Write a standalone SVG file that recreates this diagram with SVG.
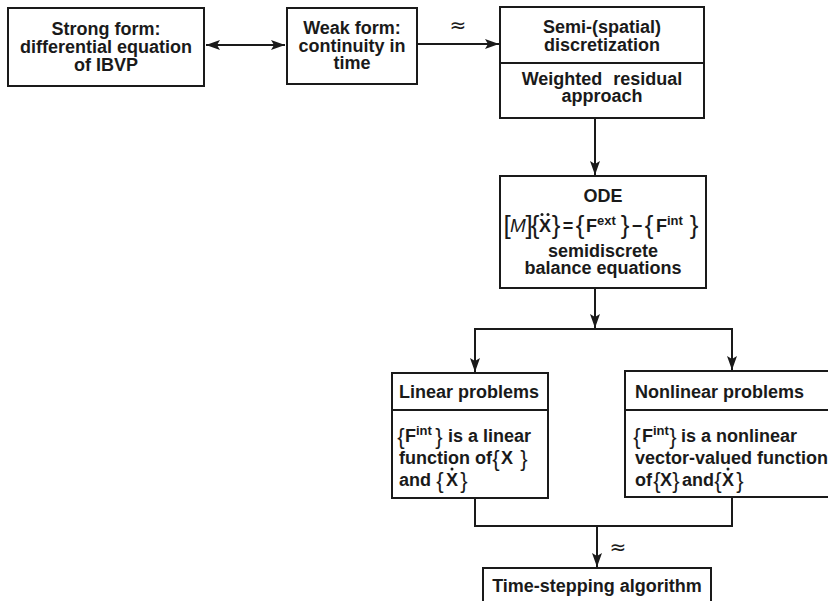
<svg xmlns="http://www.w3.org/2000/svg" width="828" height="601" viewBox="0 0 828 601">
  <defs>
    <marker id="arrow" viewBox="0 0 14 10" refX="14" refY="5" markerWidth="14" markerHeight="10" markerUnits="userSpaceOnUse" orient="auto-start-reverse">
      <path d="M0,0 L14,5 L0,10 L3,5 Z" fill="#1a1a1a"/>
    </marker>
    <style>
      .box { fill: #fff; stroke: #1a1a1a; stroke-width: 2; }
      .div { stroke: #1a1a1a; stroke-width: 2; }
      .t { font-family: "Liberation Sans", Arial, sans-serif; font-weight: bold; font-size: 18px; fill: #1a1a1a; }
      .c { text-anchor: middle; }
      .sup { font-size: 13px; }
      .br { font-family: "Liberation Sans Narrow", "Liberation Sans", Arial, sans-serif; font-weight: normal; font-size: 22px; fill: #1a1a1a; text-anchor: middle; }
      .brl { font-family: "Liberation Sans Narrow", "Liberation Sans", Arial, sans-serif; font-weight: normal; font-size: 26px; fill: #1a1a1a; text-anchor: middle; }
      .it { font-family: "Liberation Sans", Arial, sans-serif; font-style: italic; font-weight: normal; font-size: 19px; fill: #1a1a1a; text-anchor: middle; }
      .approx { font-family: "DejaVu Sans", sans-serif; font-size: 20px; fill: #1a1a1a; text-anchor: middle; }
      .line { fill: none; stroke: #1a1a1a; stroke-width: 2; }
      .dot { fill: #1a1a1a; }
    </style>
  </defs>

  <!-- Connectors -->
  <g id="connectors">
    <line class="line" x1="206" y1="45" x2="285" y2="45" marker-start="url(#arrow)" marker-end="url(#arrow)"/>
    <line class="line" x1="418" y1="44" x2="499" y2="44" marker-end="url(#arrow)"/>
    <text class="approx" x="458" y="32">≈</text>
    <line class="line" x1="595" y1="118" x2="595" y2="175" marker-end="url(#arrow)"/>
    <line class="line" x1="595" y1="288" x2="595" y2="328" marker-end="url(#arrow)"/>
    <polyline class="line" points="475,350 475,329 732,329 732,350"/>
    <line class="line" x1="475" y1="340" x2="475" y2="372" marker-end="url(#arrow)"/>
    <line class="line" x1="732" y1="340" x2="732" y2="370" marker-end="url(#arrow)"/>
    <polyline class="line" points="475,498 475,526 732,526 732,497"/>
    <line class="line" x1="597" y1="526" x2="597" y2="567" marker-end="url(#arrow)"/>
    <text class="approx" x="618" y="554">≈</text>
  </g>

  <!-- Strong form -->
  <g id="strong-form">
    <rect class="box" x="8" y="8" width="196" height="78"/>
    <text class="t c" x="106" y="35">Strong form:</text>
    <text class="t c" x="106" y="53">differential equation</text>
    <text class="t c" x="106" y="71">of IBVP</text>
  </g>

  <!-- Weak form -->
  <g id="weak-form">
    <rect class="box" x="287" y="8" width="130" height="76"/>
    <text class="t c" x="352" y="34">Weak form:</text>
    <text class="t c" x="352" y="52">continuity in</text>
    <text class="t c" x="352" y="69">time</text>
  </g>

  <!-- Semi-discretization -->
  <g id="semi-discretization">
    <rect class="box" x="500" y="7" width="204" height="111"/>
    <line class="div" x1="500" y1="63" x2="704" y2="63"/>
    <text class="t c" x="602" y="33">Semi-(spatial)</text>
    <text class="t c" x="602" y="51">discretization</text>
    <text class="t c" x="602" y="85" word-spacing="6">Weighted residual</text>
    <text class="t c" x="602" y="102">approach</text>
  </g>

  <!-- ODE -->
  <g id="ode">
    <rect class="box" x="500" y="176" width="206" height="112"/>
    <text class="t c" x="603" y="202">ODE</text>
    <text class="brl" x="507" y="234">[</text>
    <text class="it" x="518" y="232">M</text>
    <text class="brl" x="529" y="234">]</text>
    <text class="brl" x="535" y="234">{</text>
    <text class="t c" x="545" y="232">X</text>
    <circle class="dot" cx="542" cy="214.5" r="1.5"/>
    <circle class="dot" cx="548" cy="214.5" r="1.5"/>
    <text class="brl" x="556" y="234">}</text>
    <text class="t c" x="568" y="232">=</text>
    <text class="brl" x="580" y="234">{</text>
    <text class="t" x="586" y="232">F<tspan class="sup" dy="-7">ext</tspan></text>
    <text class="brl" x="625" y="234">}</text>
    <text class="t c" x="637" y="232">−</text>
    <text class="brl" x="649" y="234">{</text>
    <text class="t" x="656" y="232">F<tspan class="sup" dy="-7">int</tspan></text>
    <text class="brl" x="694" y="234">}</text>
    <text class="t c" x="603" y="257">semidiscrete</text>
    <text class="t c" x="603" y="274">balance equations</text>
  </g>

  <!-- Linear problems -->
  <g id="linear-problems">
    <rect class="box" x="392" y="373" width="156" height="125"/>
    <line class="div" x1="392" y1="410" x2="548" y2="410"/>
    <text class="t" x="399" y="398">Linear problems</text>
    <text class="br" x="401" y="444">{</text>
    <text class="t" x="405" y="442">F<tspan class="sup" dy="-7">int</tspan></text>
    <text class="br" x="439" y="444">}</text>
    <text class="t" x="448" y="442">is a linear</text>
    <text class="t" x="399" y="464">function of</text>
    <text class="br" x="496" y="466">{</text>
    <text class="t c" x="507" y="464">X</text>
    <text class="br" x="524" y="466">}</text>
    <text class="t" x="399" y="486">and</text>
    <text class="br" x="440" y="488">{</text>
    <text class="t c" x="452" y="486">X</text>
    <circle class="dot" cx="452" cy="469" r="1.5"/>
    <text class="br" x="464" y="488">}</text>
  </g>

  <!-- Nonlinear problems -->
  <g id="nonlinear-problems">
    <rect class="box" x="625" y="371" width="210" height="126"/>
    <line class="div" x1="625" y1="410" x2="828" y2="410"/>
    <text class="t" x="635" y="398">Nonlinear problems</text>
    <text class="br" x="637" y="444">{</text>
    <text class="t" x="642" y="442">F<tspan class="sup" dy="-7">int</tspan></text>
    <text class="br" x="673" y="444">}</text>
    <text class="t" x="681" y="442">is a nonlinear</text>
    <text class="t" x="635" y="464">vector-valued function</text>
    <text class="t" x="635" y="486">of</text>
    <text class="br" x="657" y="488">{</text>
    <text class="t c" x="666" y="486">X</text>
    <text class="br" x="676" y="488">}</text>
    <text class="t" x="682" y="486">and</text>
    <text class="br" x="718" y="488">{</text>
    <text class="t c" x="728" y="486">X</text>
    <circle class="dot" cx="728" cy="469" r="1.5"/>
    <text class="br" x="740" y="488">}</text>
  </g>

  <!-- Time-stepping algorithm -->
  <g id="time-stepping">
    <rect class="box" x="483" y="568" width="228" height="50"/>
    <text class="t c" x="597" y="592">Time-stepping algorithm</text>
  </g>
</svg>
______
__Task goal__:
Restate the listing above word for word, and skip the pictures.

__Written solution__:
Write a standalone SVG file that recreates this diagram with SVG.
<svg xmlns="http://www.w3.org/2000/svg" width="828" height="601" viewBox="0 0 828 601">
  <defs>
    <marker id="arrow" viewBox="0 0 14 10" refX="14" refY="5" markerWidth="14" markerHeight="10" markerUnits="userSpaceOnUse" orient="auto-start-reverse">
      <path d="M0,0 L14,5 L0,10 L3,5 Z" fill="#1a1a1a"/>
    </marker>
    <style>
      .box { fill: #fff; stroke: #1a1a1a; stroke-width: 2; }
      .div { stroke: #1a1a1a; stroke-width: 2; }
      .t { font-family: "Liberation Sans", Arial, sans-serif; font-weight: bold; font-size: 18px; fill: #1a1a1a; }
      .c { text-anchor: middle; }
      .sup { font-size: 13px; }
      .br { font-family: "Liberation Sans Narrow", "Liberation Sans", Arial, sans-serif; font-weight: normal; font-size: 22px; fill: #1a1a1a; text-anchor: middle; }
      .brl { font-family: "Liberation Sans Narrow", "Liberation Sans", Arial, sans-serif; font-weight: normal; font-size: 26px; fill: #1a1a1a; text-anchor: middle; }
      .it { font-family: "Liberation Sans", Arial, sans-serif; font-style: italic; font-weight: normal; font-size: 19px; fill: #1a1a1a; text-anchor: middle; }
      .approx { font-family: "DejaVu Sans", sans-serif; font-size: 20px; fill: #1a1a1a; text-anchor: middle; }
      .line { fill: none; stroke: #1a1a1a; stroke-width: 2; }
      .dot { fill: #1a1a1a; }
    </style>
  </defs>

  <!-- Connectors -->
  <g id="connectors">
    <line class="line" x1="206" y1="45" x2="285" y2="45" marker-start="url(#arrow)" marker-end="url(#arrow)"/>
    <line class="line" x1="418" y1="44" x2="499" y2="44" marker-end="url(#arrow)"/>
    <text class="approx" x="458" y="32">≈</text>
    <line class="line" x1="595" y1="118" x2="595" y2="175" marker-end="url(#arrow)"/>
    <line class="line" x1="595" y1="288" x2="595" y2="328" marker-end="url(#arrow)"/>
    <polyline class="line" points="475,350 475,329 732,329 732,350"/>
    <line class="line" x1="475" y1="340" x2="475" y2="372" marker-end="url(#arrow)"/>
    <line class="line" x1="732" y1="340" x2="732" y2="370" marker-end="url(#arrow)"/>
    <polyline class="line" points="475,498 475,526 732,526 732,497"/>
    <line class="line" x1="597" y1="526" x2="597" y2="567" marker-end="url(#arrow)"/>
    <text class="approx" x="618" y="554">≈</text>
  </g>

  <!-- Strong form -->
  <g id="strong-form">
    <rect class="box" x="8" y="8" width="196" height="78"/>
    <text class="t c" x="106" y="35">Strong form:</text>
    <text class="t c" x="106" y="53">differential equation</text>
    <text class="t c" x="106" y="71">of IBVP</text>
  </g>

  <!-- Weak form -->
  <g id="weak-form">
    <rect class="box" x="287" y="8" width="130" height="76"/>
    <text class="t c" x="352" y="34">Weak form:</text>
    <text class="t c" x="352" y="52">continuity in</text>
    <text class="t c" x="352" y="69">time</text>
  </g>

  <!-- Semi-discretization -->
  <g id="semi-discretization">
    <rect class="box" x="500" y="7" width="204" height="111"/>
    <line class="div" x1="500" y1="63" x2="704" y2="63"/>
    <text class="t c" x="602" y="33">Semi-(spatial)</text>
    <text class="t c" x="602" y="51">discretization</text>
    <text class="t c" x="602" y="85" word-spacing="6">Weighted residual</text>
    <text class="t c" x="602" y="102">approach</text>
  </g>

  <!-- ODE -->
  <g id="ode">
    <rect class="box" x="500" y="176" width="206" height="112"/>
    <text class="t c" x="603" y="202">ODE</text>
    <text class="brl" x="507" y="234">[</text>
    <text class="it" x="518" y="232">M</text>
    <text class="brl" x="529" y="234">]</text>
    <text class="brl" x="535" y="234">{</text>
    <text class="t c" x="545" y="232">X</text>
    <circle class="dot" cx="542" cy="214.5" r="1.5"/>
    <circle class="dot" cx="548" cy="214.5" r="1.5"/>
    <text class="brl" x="556" y="234">}</text>
    <text class="t c" x="568" y="232">=</text>
    <text class="brl" x="580" y="234">{</text>
    <text class="t" x="586" y="232">F<tspan class="sup" dy="-7">ext</tspan></text>
    <text class="brl" x="625" y="234">}</text>
    <text class="t c" x="637" y="232">−</text>
    <text class="brl" x="649" y="234">{</text>
    <text class="t" x="656" y="232">F<tspan class="sup" dy="-7">int</tspan></text>
    <text class="brl" x="694" y="234">}</text>
    <text class="t c" x="603" y="257">semidiscrete</text>
    <text class="t c" x="603" y="274">balance equations</text>
  </g>

  <!-- Linear problems -->
  <g id="linear-problems">
    <rect class="box" x="392" y="373" width="156" height="125"/>
    <line class="div" x1="392" y1="410" x2="548" y2="410"/>
    <text class="t" x="399" y="398">Linear problems</text>
    <text class="br" x="401" y="444">{</text>
    <text class="t" x="405" y="442">F<tspan class="sup" dy="-7">int</tspan></text>
    <text class="br" x="439" y="444">}</text>
    <text class="t" x="448" y="442">is a linear</text>
    <text class="t" x="399" y="464">function of</text>
    <text class="br" x="496" y="466">{</text>
    <text class="t c" x="507" y="464">X</text>
    <text class="br" x="524" y="466">}</text>
    <text class="t" x="399" y="486">and</text>
    <text class="br" x="440" y="488">{</text>
    <text class="t c" x="452" y="486">X</text>
    <circle class="dot" cx="452" cy="469" r="1.5"/>
    <text class="br" x="464" y="488">}</text>
  </g>

  <!-- Nonlinear problems -->
  <g id="nonlinear-problems">
    <rect class="box" x="625" y="371" width="210" height="126"/>
    <line class="div" x1="625" y1="410" x2="828" y2="410"/>
    <text class="t" x="635" y="398">Nonlinear problems</text>
    <text class="br" x="637" y="444">{</text>
    <text class="t" x="642" y="442">F<tspan class="sup" dy="-7">int</tspan></text>
    <text class="br" x="673" y="444">}</text>
    <text class="t" x="681" y="442">is a nonlinear</text>
    <text class="t" x="635" y="464">vector-valued function</text>
    <text class="t" x="635" y="486">of</text>
    <text class="br" x="657" y="488">{</text>
    <text class="t c" x="666" y="486">X</text>
    <text class="br" x="676" y="488">}</text>
    <text class="t" x="682" y="486">and</text>
    <text class="br" x="718" y="488">{</text>
    <text class="t c" x="728" y="486">X</text>
    <circle class="dot" cx="728" cy="469" r="1.5"/>
    <text class="br" x="740" y="488">}</text>
  </g>

  <!-- Time-stepping algorithm -->
  <g id="time-stepping">
    <rect class="box" x="483" y="568" width="228" height="50"/>
    <text class="t c" x="597" y="592">Time-stepping algorithm</text>
  </g>
</svg>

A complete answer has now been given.